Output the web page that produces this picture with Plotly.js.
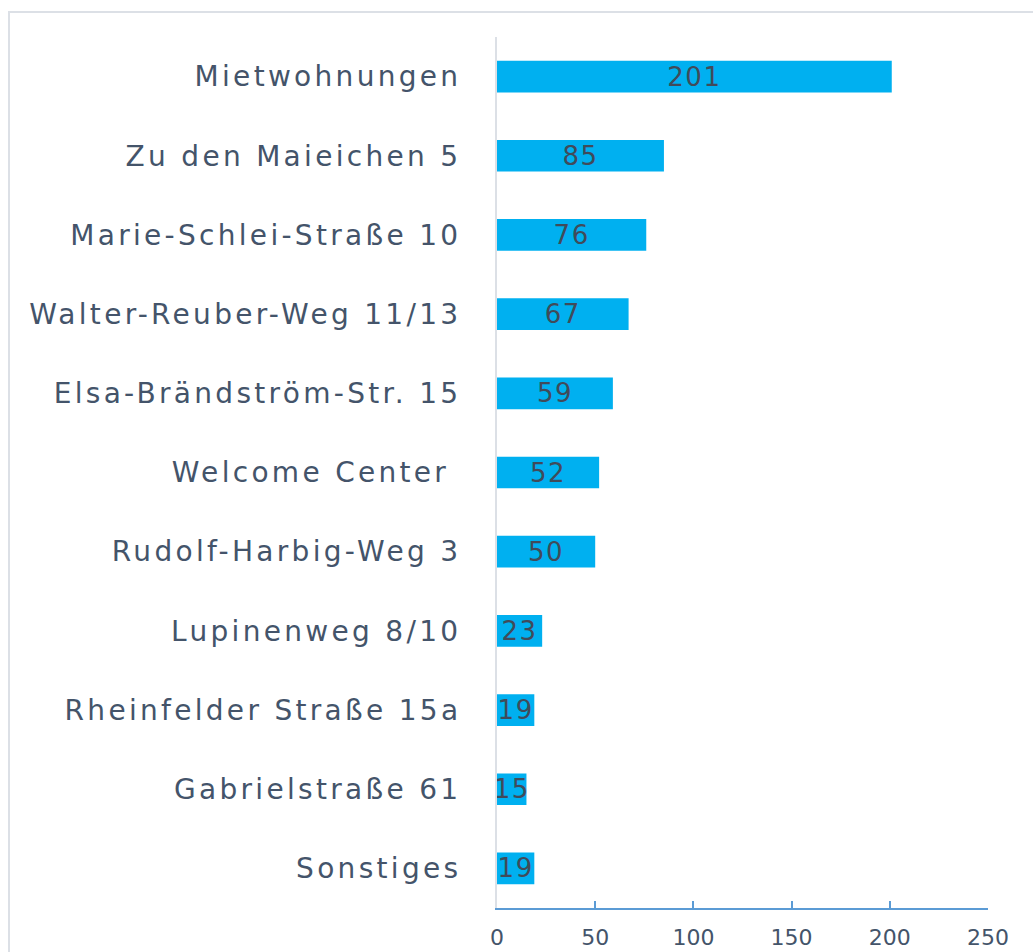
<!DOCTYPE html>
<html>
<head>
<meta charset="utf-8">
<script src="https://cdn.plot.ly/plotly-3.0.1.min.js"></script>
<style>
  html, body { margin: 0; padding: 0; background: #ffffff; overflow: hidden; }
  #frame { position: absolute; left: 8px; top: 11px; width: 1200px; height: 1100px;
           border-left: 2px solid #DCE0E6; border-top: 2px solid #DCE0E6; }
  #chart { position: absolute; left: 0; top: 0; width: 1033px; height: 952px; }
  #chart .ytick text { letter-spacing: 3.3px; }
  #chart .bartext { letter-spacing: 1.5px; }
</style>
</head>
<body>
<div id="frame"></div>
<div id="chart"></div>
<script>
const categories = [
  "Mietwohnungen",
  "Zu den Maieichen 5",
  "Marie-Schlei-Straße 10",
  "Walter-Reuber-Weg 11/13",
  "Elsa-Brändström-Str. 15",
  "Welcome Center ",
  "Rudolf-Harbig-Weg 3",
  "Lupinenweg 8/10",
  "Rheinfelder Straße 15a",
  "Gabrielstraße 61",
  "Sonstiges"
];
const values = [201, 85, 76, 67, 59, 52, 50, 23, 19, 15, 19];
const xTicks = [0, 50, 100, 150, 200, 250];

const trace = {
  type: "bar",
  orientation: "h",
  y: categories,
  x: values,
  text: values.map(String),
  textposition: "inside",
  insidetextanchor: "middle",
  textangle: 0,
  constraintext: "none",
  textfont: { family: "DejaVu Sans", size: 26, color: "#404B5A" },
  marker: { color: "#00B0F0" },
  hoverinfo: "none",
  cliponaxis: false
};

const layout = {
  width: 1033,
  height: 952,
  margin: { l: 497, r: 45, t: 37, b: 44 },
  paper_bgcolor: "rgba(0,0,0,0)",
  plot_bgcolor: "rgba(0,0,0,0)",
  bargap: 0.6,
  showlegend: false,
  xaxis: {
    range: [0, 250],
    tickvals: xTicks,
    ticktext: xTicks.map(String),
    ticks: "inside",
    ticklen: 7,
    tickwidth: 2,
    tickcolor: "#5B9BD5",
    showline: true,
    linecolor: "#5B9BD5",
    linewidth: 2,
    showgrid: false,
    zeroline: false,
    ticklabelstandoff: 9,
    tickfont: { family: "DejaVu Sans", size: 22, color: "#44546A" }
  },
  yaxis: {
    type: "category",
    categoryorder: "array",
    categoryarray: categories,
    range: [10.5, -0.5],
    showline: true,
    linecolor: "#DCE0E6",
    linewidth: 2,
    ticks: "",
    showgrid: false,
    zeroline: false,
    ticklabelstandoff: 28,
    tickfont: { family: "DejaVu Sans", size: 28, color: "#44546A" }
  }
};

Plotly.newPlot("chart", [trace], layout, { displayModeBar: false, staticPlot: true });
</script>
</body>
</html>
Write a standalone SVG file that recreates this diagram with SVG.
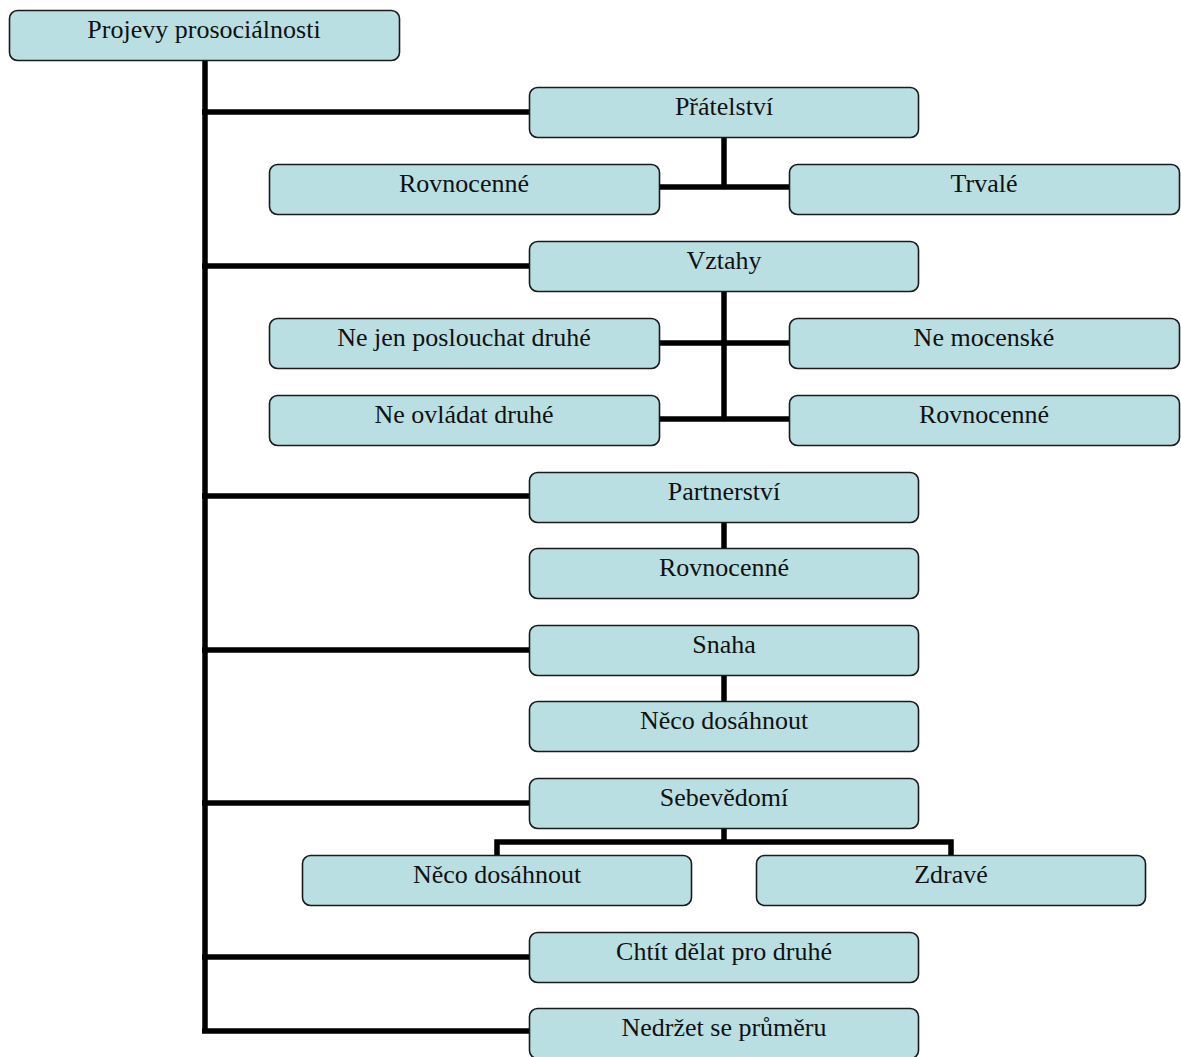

=====

What is being asked >> Look through the material above and pick out each line holding the word "with".

Task result >>
Output the web page that produces this picture with Plotly.js.
Write a standalone SVG file that recreates this diagram with SVG.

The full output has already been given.